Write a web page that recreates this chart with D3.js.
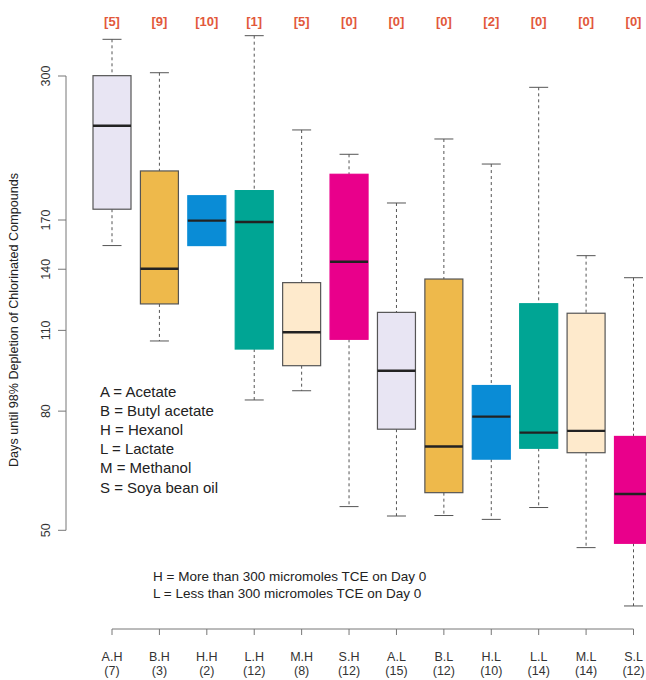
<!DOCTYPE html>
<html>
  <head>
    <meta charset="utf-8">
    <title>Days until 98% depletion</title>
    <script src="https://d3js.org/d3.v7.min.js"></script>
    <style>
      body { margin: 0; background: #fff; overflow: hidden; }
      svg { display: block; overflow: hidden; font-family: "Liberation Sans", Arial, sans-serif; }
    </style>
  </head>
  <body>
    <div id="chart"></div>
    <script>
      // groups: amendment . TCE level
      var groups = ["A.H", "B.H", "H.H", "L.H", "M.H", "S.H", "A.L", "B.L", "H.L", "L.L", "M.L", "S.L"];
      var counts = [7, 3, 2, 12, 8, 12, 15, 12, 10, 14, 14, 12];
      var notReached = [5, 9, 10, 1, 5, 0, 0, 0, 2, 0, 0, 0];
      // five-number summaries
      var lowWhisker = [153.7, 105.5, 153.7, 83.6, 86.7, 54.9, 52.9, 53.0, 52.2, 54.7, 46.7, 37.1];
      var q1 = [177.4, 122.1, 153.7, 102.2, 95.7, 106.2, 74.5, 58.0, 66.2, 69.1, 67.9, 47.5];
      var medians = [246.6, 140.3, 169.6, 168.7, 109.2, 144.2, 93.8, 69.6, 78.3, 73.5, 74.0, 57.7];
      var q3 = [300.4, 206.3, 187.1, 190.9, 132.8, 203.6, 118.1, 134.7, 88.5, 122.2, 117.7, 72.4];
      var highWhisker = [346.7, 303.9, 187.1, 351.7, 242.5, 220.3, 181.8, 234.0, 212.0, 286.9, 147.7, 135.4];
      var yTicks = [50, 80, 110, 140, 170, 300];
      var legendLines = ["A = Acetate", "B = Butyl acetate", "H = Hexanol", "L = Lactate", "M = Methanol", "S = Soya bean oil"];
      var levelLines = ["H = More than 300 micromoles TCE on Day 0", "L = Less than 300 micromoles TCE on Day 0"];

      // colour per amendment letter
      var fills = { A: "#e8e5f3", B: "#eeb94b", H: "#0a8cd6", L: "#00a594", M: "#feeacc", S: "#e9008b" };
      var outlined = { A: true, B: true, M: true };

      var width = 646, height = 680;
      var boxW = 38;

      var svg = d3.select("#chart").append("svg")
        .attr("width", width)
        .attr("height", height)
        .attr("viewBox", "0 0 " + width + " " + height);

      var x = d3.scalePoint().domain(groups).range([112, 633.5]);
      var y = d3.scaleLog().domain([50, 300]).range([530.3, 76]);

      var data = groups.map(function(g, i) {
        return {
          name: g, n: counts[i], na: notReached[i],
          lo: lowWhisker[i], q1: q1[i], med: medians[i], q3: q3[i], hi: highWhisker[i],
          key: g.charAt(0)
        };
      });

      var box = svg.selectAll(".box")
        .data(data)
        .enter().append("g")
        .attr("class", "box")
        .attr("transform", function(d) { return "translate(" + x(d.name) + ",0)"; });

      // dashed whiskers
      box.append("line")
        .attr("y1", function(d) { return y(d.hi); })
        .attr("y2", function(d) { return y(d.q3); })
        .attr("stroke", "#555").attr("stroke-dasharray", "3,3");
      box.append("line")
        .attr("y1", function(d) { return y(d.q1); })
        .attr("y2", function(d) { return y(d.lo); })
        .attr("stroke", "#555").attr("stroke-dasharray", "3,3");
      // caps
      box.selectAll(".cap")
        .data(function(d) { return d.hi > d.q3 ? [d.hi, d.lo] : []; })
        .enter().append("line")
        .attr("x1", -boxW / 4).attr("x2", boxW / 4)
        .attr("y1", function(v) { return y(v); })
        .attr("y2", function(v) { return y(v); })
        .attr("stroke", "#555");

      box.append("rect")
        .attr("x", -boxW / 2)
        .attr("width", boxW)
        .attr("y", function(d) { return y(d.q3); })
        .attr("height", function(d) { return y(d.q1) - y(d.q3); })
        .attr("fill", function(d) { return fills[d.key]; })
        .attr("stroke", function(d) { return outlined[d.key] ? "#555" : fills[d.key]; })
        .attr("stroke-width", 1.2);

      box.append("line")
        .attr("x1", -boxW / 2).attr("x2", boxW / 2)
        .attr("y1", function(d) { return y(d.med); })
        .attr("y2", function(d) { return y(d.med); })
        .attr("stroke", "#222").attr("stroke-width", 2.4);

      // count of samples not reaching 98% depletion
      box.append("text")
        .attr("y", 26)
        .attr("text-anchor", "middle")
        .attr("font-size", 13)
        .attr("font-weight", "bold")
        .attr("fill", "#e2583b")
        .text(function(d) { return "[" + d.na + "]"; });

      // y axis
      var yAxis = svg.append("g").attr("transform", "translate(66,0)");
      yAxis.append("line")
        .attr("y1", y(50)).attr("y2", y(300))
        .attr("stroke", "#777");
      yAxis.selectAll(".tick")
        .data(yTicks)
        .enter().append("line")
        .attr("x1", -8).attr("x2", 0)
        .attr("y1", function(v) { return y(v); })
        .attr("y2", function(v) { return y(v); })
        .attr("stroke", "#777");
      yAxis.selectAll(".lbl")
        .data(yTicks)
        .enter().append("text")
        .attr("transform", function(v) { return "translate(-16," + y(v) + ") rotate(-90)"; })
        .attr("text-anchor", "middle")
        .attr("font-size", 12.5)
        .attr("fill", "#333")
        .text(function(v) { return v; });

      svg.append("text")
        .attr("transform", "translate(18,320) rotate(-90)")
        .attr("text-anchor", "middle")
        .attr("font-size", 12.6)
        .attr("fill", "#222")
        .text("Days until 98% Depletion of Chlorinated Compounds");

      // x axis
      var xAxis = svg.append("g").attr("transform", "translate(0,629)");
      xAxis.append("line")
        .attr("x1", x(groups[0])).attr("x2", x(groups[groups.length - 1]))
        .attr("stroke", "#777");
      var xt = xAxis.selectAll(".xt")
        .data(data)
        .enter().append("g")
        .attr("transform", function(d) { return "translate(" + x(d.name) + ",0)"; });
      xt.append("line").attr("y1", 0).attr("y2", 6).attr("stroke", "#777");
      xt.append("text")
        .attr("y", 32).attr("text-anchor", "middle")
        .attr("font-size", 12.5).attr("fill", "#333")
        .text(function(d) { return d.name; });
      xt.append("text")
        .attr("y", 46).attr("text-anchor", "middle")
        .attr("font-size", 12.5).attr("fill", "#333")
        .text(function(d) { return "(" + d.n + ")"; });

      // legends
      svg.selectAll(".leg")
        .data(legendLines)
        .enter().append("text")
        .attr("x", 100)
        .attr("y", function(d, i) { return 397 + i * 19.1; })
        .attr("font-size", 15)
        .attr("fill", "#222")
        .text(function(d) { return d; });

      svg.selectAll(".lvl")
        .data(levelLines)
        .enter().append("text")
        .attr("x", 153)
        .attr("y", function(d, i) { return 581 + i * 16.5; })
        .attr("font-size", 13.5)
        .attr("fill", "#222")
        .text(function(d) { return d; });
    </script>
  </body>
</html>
_____
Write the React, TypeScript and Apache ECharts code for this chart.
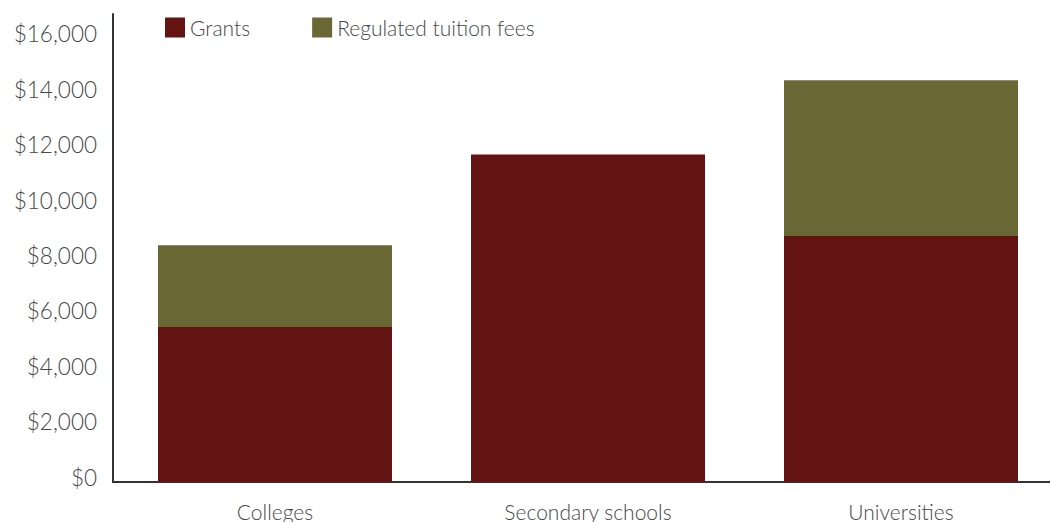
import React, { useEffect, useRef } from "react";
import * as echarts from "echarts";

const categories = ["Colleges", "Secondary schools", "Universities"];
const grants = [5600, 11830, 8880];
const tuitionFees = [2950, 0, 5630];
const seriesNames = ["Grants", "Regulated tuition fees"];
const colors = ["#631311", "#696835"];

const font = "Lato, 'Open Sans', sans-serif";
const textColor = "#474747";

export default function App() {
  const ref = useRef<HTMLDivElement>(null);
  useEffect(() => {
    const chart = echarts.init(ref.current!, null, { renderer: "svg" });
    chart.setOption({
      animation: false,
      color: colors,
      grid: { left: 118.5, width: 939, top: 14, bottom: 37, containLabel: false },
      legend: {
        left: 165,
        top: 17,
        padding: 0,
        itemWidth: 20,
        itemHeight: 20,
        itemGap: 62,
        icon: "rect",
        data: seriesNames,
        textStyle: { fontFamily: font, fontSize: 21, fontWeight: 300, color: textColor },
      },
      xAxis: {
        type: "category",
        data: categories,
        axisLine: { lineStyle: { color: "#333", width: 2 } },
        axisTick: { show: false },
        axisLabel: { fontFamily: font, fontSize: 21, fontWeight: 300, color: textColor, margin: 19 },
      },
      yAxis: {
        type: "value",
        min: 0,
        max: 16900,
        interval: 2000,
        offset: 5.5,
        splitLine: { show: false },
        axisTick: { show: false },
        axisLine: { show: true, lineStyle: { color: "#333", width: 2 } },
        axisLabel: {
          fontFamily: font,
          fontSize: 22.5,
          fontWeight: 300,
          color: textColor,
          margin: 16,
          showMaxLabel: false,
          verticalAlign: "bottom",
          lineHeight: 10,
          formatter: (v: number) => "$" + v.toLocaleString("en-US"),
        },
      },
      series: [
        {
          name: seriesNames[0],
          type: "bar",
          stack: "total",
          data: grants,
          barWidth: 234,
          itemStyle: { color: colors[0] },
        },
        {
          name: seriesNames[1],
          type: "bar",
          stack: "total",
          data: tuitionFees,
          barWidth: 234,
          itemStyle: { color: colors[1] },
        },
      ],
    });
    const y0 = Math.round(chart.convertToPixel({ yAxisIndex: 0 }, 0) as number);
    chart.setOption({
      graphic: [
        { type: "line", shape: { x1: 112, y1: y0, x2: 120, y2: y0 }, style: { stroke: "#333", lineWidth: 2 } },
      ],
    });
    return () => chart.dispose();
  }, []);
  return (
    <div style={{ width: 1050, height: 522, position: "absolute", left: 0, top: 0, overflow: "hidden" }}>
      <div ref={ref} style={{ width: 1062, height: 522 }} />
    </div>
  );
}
_____
Exercise description:
Where a line above contains the word "React", copy that line.

Problem solution:
Write the React, TypeScript and Apache ECharts code for this chart.
import React, { useEffect, useRef } from "react";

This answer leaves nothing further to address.